**GIVEN TASK:** Repeat the lines exactly from the line that contains "Output the Python" through the line that contains "0.0002, 0.0002, 0.0002]"; leave images out and add nothing.

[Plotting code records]
## START

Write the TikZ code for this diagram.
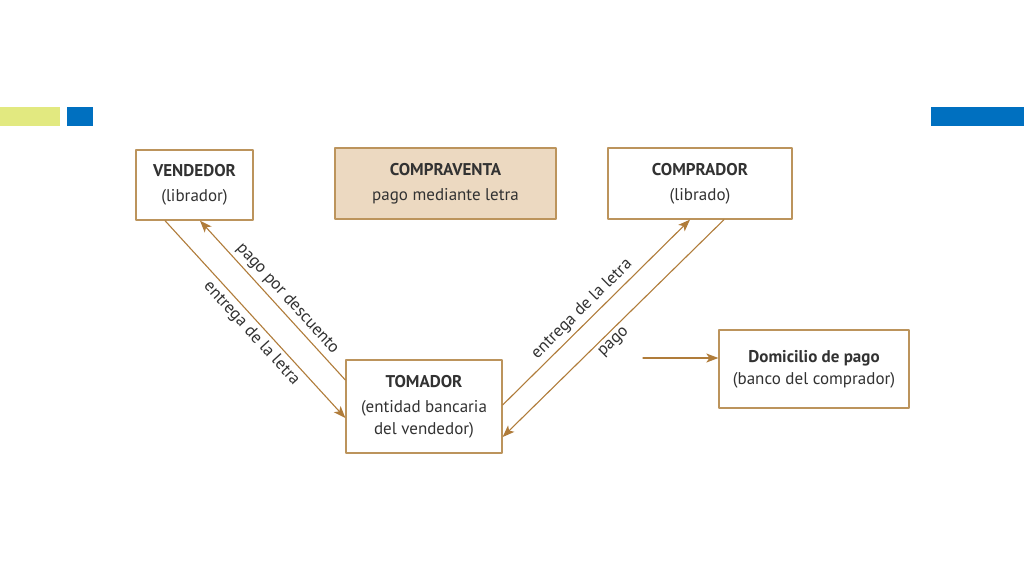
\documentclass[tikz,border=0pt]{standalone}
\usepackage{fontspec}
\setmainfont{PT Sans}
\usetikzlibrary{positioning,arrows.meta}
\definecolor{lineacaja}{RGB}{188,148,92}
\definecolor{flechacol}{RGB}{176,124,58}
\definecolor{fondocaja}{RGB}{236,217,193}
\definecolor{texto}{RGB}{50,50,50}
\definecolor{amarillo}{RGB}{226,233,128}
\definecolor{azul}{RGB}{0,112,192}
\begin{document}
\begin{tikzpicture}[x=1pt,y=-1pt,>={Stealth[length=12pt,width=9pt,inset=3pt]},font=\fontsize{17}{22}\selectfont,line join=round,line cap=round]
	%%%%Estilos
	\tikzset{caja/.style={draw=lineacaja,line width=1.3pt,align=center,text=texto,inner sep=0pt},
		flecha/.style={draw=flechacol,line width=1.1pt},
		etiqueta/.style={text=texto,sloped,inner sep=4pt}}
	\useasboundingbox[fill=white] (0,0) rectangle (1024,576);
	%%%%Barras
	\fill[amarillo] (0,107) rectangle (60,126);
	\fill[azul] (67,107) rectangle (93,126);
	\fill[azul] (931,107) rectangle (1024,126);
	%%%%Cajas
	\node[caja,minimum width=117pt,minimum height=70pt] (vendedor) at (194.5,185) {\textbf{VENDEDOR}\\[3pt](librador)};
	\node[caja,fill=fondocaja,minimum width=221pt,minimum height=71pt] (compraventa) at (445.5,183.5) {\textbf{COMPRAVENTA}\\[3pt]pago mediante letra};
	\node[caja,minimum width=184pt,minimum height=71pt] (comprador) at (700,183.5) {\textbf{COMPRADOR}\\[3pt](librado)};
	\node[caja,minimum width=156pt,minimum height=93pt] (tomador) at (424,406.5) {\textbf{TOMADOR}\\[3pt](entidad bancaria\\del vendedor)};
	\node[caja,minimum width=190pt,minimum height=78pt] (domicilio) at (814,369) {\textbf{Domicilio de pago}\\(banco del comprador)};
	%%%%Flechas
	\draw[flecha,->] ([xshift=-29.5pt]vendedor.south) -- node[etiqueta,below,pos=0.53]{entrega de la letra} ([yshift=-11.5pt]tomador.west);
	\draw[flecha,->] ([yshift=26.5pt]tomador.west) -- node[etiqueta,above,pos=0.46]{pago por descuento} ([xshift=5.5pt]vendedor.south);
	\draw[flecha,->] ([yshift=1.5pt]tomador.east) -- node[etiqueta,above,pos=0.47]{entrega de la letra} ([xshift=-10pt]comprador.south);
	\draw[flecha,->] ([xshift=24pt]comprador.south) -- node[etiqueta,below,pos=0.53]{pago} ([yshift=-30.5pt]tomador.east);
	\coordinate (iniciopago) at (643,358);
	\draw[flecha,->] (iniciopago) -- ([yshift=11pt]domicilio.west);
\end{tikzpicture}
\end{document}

## END
## START

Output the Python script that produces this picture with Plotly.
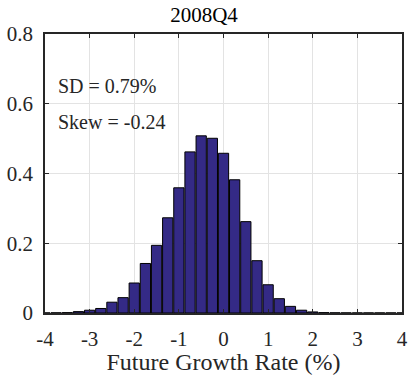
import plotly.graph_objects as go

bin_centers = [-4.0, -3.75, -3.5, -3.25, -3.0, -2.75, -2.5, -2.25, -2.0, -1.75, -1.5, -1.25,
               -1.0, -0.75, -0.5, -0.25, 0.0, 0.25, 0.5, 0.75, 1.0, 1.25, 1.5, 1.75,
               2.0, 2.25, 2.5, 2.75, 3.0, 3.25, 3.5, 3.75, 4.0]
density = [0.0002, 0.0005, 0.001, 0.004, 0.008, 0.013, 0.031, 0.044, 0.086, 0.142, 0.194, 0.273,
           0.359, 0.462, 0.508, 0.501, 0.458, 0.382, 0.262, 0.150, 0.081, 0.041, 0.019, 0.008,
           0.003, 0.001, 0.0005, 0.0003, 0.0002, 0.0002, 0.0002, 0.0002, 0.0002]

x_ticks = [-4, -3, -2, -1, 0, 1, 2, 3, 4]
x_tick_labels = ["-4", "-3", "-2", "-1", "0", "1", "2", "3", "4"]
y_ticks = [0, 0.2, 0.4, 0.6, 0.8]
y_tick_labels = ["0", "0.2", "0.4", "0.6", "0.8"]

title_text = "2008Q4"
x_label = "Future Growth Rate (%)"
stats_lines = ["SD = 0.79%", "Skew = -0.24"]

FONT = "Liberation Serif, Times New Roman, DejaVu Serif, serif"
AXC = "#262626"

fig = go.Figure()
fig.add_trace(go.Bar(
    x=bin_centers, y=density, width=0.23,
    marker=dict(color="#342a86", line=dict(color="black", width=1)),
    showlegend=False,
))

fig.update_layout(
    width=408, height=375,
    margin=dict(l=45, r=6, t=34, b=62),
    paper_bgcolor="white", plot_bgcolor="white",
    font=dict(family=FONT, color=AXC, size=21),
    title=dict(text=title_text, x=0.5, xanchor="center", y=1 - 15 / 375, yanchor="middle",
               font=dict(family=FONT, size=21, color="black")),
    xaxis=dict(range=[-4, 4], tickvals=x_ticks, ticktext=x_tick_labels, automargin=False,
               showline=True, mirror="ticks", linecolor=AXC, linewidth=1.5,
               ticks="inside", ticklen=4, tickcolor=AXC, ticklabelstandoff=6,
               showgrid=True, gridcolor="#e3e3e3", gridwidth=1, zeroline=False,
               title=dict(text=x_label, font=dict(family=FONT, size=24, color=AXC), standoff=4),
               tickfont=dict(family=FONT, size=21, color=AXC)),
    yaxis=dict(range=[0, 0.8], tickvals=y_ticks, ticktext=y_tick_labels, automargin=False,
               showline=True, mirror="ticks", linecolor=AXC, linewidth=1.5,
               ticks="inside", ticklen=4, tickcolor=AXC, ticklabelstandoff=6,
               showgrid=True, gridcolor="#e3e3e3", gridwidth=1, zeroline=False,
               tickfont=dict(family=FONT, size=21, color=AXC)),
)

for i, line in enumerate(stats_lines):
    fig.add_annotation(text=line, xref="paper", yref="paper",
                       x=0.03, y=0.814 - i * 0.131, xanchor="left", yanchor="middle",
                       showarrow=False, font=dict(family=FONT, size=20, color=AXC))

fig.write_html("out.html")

## END
## START

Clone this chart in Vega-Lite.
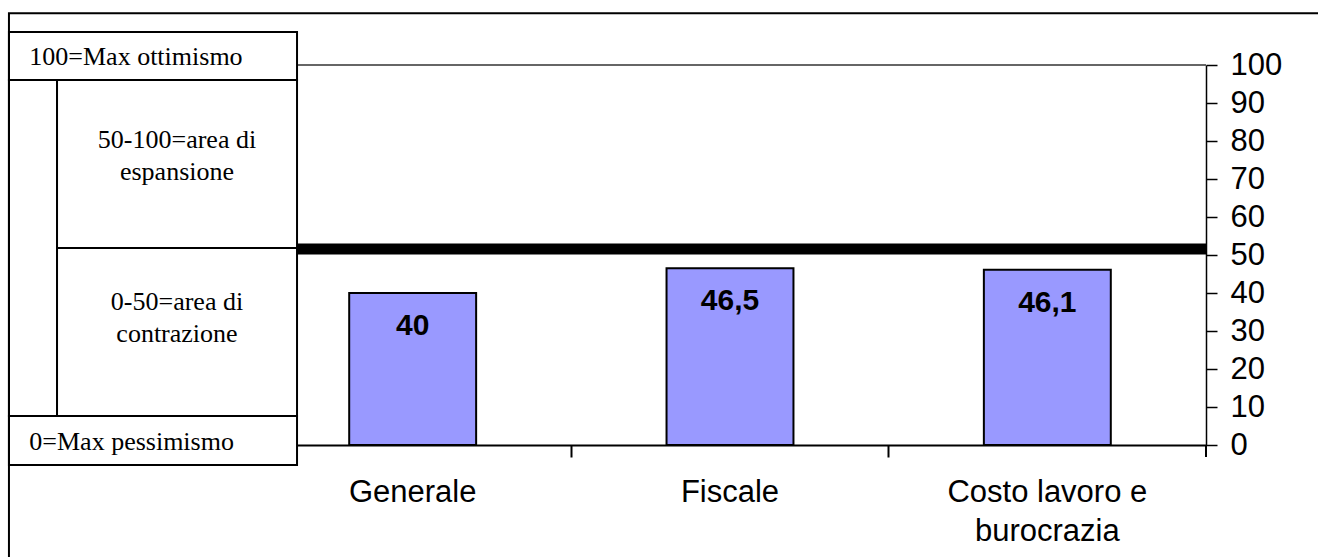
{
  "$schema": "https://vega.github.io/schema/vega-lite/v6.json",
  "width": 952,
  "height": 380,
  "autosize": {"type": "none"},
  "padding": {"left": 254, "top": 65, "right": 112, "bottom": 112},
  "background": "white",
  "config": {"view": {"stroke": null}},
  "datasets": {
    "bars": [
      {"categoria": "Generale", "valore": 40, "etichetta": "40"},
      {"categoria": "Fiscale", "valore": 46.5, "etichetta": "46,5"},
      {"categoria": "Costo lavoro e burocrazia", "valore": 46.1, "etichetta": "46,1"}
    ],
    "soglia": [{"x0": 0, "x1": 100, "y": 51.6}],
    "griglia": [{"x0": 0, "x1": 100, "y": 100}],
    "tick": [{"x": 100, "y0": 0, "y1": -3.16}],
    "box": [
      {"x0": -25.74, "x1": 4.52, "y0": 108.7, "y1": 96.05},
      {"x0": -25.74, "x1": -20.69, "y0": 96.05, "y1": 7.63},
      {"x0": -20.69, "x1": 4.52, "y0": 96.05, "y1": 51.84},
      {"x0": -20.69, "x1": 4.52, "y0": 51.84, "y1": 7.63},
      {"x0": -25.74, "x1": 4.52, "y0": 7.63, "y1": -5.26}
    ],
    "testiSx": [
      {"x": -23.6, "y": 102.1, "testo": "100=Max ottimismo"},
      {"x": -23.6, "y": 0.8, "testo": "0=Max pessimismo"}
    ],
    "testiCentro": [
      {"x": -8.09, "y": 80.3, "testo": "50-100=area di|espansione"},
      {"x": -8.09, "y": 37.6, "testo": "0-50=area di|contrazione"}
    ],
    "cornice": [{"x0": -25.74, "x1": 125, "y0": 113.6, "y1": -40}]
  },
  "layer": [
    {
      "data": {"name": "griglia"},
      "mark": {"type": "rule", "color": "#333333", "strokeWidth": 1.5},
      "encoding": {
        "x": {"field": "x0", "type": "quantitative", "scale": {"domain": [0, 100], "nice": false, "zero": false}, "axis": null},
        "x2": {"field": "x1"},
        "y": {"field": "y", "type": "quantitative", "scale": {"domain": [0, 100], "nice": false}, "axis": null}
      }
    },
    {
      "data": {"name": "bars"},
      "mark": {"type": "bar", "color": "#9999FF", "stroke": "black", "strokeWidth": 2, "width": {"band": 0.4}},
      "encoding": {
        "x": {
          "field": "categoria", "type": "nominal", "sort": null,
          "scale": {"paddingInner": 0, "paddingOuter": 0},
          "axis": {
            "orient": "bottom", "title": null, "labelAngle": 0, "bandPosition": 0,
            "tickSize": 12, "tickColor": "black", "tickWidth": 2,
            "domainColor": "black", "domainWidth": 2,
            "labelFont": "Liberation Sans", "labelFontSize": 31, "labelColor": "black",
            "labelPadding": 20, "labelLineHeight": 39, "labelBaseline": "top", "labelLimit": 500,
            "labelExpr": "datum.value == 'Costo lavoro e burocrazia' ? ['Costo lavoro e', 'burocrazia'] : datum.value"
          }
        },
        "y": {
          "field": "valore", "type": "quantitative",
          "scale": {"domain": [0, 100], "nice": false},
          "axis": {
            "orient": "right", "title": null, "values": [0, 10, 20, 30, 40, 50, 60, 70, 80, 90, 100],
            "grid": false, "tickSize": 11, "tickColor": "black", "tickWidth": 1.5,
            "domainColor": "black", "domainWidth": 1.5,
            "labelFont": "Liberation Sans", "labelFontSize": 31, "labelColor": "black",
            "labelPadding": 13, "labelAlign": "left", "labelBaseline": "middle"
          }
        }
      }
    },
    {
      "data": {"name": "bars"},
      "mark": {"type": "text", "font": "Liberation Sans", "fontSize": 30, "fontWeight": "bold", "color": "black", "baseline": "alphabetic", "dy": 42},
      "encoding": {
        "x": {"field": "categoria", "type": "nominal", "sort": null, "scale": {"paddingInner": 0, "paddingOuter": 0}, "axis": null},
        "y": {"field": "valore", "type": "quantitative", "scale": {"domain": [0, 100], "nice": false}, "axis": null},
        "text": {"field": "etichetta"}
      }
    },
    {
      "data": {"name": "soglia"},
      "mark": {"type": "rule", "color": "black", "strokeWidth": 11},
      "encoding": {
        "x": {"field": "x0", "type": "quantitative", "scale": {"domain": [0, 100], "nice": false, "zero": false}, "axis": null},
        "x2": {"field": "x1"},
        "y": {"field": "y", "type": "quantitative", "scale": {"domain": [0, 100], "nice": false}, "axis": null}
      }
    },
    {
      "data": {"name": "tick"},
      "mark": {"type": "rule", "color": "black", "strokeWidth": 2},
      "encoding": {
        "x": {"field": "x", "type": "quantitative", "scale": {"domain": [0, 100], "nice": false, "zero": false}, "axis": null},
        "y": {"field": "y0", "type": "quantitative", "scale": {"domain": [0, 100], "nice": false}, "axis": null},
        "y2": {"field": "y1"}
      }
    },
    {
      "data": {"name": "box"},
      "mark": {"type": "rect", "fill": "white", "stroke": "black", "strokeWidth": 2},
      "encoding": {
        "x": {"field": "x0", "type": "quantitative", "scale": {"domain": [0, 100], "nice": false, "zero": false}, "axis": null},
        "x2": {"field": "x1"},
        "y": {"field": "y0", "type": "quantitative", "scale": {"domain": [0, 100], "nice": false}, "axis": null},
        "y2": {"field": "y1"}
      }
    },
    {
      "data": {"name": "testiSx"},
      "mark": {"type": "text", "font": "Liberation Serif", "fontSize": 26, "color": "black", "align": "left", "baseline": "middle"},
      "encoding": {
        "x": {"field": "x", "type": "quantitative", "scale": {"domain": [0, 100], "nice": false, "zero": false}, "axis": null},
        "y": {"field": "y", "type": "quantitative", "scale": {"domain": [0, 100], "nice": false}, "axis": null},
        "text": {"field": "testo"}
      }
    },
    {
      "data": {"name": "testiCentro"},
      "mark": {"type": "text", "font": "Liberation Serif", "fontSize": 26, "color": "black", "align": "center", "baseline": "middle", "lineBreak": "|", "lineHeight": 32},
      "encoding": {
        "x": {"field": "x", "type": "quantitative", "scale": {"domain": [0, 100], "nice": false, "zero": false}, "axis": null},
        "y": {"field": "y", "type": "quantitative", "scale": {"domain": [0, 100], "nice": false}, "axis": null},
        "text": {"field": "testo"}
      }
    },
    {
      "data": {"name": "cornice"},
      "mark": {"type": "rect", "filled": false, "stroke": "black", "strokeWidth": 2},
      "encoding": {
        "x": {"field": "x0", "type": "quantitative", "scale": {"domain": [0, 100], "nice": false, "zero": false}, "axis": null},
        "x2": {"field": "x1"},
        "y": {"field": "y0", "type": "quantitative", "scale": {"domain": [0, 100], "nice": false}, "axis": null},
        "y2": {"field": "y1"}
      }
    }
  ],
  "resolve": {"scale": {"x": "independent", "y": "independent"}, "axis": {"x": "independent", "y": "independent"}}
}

## END

**FINISHED TASK:**
Output the Python script that produces this picture with Plotly.
import plotly.graph_objects as go

bin_centers = [-4.0, -3.75, -3.5, -3.25, -3.0, -2.75, -2.5, -2.25, -2.0, -1.75, -1.5, -1.25,
               -1.0, -0.75, -0.5, -0.25, 0.0, 0.25, 0.5, 0.75, 1.0, 1.25, 1.5, 1.75,
               2.0, 2.25, 2.5, 2.75, 3.0, 3.25, 3.5, 3.75, 4.0]
density = [0.0002, 0.0005, 0.001, 0.004, 0.008, 0.013, 0.031, 0.044, 0.086, 0.142, 0.194, 0.273,
           0.359, 0.462, 0.508, 0.501, 0.458, 0.382, 0.262, 0.150, 0.081, 0.041, 0.019, 0.008,
           0.003, 0.001, 0.0005, 0.0003, 0.0002, 0.0002, 0.0002, 0.0002, 0.0002]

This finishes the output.